Write the lines out exactly as they stand, from the one containing "Write the matplotlib code for this chart." through the one containing "-25.9, -24.0, -23.2, -22.1, -21.7]", and only those. Omit pictures.

## begin Listing

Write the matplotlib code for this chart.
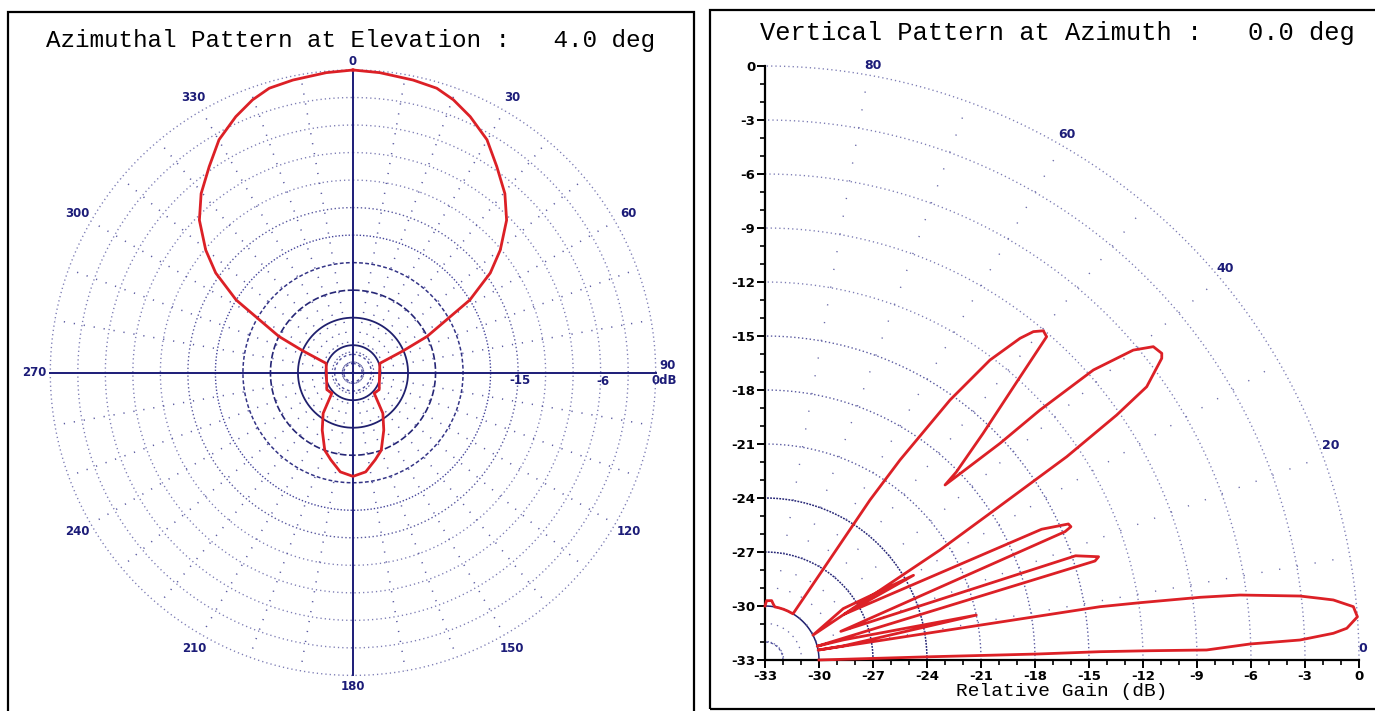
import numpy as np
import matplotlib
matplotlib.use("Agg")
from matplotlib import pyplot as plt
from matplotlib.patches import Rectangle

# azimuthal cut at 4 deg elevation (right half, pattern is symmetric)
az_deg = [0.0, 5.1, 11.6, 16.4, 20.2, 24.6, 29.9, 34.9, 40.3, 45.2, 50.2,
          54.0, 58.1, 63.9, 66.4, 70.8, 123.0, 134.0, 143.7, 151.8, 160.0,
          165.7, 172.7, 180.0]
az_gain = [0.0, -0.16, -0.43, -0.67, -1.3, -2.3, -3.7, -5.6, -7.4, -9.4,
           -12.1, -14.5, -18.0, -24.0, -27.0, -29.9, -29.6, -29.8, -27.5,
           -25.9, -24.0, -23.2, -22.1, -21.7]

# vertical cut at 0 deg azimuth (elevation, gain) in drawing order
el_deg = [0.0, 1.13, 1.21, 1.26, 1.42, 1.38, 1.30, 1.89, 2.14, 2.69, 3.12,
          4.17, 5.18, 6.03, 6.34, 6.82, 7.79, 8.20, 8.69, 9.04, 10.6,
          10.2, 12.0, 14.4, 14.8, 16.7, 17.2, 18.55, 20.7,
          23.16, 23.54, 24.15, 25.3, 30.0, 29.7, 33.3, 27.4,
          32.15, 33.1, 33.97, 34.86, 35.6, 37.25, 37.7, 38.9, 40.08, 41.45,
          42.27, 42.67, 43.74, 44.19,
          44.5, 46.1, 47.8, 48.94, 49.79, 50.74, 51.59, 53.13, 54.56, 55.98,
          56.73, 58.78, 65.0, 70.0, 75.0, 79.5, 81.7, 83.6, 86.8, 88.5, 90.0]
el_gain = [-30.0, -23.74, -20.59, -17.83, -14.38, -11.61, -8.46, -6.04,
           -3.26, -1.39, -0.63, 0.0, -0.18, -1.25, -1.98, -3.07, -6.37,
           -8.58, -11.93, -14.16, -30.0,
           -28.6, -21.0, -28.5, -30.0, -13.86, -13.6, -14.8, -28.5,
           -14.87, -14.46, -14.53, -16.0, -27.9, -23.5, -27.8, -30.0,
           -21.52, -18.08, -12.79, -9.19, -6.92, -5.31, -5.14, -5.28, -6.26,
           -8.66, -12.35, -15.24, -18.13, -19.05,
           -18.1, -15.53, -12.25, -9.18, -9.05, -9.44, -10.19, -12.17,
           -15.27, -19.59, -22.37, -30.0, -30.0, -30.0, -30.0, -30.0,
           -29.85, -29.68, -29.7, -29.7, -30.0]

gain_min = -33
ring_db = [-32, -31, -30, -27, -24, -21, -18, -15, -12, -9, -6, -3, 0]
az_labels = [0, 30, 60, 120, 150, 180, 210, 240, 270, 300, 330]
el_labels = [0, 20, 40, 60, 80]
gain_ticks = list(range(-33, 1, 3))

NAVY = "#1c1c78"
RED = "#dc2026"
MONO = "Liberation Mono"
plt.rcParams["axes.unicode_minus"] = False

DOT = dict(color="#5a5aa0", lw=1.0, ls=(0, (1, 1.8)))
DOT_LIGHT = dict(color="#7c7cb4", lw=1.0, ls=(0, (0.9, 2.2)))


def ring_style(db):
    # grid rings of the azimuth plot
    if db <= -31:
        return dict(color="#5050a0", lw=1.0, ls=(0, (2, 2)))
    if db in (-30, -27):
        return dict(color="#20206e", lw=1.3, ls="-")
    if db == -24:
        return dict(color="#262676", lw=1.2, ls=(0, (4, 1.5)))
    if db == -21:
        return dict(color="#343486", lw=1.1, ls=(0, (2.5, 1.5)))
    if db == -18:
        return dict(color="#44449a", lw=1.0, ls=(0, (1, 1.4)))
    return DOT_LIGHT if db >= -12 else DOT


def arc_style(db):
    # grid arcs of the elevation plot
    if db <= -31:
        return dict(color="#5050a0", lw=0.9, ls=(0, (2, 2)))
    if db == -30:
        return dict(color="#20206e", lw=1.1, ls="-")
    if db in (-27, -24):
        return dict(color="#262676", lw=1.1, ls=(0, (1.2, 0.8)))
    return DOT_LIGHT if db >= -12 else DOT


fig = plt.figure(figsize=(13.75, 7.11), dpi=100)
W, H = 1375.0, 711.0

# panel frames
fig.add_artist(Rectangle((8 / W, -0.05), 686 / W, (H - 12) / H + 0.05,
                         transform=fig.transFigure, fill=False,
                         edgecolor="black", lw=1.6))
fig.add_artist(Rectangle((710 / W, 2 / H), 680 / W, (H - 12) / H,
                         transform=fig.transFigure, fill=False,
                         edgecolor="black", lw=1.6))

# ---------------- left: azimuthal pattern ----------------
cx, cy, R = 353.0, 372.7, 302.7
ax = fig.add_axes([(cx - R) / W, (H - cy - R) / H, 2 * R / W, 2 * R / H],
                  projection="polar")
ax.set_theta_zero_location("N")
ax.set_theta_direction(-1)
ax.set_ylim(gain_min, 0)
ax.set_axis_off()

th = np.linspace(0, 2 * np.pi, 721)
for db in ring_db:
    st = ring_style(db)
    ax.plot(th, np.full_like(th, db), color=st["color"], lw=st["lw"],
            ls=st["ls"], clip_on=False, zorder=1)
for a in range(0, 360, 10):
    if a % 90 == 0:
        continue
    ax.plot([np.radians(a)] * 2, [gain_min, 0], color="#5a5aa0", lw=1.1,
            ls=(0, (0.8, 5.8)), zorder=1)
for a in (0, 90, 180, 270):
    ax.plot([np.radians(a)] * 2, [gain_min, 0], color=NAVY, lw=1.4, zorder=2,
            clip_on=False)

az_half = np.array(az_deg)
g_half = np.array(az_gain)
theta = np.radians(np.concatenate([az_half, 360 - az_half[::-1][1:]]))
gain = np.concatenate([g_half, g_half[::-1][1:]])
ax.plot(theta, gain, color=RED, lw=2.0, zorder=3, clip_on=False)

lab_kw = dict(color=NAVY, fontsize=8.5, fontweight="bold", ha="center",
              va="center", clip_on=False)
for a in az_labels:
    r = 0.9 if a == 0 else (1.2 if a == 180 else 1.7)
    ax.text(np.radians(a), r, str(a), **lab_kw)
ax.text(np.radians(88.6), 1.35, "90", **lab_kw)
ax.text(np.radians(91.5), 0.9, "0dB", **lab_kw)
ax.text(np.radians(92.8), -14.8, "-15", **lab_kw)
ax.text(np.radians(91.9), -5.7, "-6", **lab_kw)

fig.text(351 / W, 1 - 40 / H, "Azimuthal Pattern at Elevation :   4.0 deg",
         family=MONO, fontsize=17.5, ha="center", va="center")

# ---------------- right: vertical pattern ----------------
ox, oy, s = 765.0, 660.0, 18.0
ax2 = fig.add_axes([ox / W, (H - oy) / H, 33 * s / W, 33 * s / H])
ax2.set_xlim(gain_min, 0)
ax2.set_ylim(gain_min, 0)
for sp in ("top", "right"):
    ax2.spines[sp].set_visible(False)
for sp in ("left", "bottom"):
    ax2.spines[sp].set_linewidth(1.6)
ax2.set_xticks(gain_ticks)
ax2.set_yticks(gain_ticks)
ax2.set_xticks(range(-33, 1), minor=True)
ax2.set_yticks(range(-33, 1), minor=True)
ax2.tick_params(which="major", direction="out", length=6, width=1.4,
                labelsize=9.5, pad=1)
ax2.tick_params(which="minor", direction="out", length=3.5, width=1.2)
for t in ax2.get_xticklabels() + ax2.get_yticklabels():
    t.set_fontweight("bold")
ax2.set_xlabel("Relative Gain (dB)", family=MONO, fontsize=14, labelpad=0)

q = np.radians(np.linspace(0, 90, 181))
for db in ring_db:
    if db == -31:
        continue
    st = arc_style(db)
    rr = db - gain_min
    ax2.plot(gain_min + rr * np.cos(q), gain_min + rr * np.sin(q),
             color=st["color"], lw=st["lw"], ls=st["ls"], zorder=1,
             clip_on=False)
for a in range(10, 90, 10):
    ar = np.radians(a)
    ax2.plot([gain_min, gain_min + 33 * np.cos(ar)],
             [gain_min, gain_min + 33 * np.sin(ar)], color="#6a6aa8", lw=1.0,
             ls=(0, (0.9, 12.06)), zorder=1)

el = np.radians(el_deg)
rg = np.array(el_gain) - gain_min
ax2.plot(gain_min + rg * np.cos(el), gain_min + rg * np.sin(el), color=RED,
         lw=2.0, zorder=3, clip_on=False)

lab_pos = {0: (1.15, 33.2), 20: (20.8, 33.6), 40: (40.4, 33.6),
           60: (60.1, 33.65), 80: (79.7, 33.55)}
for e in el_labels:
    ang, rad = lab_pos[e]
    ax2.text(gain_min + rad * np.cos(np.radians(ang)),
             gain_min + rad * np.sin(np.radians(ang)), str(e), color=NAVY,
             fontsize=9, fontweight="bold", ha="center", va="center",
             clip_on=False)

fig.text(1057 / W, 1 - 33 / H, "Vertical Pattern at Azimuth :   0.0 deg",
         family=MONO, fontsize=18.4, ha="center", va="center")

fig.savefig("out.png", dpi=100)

## end Listing
## begin Listing

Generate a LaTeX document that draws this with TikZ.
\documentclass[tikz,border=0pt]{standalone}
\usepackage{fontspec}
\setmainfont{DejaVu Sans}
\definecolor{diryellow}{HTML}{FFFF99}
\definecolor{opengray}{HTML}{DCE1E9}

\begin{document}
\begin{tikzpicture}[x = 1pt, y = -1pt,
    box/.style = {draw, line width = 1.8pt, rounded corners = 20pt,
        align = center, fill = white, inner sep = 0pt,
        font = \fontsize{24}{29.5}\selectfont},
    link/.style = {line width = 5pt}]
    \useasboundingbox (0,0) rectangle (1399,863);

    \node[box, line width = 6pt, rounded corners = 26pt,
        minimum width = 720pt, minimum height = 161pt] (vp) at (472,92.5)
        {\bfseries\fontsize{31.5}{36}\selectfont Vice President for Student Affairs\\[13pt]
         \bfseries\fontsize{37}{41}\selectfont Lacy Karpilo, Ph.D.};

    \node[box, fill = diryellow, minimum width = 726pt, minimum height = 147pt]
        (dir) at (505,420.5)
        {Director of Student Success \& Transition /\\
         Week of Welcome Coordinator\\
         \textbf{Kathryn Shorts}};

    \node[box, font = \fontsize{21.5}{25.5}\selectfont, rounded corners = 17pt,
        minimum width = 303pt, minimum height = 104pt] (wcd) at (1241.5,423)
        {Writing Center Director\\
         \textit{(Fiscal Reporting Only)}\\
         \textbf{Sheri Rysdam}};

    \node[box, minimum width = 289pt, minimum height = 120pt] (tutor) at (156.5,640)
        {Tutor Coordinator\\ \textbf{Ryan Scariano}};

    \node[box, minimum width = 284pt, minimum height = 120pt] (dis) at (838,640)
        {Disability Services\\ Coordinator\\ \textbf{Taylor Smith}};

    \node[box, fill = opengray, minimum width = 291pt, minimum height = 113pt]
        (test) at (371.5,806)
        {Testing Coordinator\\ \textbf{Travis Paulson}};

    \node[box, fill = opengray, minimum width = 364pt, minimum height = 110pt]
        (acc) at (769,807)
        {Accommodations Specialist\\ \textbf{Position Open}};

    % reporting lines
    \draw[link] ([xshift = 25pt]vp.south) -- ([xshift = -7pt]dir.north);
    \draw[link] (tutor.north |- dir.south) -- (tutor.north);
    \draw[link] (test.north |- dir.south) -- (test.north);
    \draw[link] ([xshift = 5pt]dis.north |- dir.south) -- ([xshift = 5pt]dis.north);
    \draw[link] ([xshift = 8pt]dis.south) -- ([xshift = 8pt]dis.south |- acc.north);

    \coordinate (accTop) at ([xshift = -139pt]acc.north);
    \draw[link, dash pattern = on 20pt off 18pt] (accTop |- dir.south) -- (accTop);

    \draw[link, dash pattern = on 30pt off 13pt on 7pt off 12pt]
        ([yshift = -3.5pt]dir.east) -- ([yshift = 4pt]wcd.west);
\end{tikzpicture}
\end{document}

## end Listing
## begin Listing

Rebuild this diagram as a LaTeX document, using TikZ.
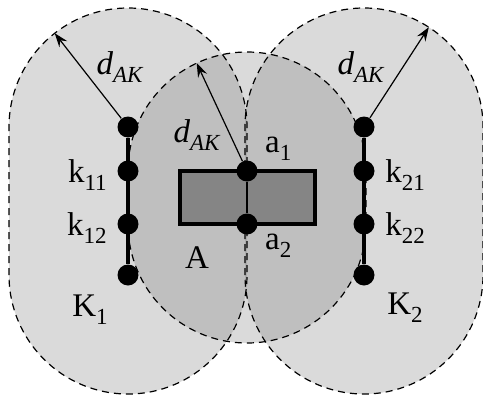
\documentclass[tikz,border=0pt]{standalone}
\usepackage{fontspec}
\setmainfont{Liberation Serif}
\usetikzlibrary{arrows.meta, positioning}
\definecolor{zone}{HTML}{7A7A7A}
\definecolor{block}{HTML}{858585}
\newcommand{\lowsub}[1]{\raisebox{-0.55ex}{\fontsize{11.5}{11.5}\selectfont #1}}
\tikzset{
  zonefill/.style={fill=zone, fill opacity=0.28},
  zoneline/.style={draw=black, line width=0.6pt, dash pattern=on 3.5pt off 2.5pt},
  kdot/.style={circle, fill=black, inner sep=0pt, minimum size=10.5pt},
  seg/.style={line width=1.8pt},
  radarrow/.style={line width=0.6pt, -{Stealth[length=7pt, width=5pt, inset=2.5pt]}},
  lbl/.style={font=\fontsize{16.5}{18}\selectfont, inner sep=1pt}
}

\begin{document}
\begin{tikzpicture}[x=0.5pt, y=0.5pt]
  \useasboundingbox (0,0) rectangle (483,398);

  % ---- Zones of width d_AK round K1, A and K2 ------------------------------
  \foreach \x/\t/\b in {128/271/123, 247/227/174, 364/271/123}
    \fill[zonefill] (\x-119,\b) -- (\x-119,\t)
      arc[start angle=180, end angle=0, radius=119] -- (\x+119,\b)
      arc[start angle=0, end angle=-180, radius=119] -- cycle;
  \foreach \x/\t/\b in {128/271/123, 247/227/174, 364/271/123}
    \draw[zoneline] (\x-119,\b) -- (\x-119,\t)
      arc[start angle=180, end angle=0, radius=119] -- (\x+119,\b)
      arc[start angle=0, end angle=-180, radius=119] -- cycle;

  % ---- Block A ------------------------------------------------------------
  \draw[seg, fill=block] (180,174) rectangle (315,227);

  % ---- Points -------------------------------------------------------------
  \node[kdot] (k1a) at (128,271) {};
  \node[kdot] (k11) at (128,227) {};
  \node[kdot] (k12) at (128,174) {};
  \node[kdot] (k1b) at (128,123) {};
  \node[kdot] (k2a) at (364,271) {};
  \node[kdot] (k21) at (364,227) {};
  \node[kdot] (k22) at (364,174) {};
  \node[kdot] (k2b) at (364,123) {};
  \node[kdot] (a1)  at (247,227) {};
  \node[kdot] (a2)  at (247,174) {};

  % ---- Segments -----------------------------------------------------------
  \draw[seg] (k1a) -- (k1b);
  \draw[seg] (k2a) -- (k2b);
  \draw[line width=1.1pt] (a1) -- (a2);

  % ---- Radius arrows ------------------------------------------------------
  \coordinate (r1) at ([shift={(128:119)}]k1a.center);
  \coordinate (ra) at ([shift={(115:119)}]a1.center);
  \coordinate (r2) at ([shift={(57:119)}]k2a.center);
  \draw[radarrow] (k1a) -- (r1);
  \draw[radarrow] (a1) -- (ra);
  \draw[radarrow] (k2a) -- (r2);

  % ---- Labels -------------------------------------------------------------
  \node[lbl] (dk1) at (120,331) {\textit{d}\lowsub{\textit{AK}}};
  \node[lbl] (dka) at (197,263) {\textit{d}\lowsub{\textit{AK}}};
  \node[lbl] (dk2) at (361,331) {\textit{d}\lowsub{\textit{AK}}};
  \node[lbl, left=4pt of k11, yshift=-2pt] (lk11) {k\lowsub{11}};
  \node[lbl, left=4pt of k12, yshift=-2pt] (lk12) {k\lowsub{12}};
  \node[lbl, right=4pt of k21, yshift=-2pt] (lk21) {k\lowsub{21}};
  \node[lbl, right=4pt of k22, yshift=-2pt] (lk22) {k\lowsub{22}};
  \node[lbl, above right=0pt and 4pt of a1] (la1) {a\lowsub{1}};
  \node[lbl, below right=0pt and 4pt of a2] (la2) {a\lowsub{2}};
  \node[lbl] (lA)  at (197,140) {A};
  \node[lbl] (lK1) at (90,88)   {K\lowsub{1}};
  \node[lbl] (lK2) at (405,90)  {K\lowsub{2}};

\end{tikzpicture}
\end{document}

## end Listing

▸ Problem solution
Write the matplotlib code for this chart.
import numpy as np
import matplotlib
matplotlib.use("Agg")
from matplotlib import pyplot as plt
from matplotlib.patches import Rectangle

# azimuthal cut at 4 deg elevation (right half, pattern is symmetric)
az_deg = [0.0, 5.1, 11.6, 16.4, 20.2, 24.6, 29.9, 34.9, 40.3, 45.2, 50.2,
          54.0, 58.1, 63.9, 66.4, 70.8, 123.0, 134.0, 143.7, 151.8, 160.0,
          165.7, 172.7, 180.0]
az_gain = [0.0, -0.16, -0.43, -0.67, -1.3, -2.3, -3.7, -5.6, -7.4, -9.4,
           -12.1, -14.5, -18.0, -24.0, -27.0, -29.9, -29.6, -29.8, -27.5,
           -25.9, -24.0, -23.2, -22.1, -21.7]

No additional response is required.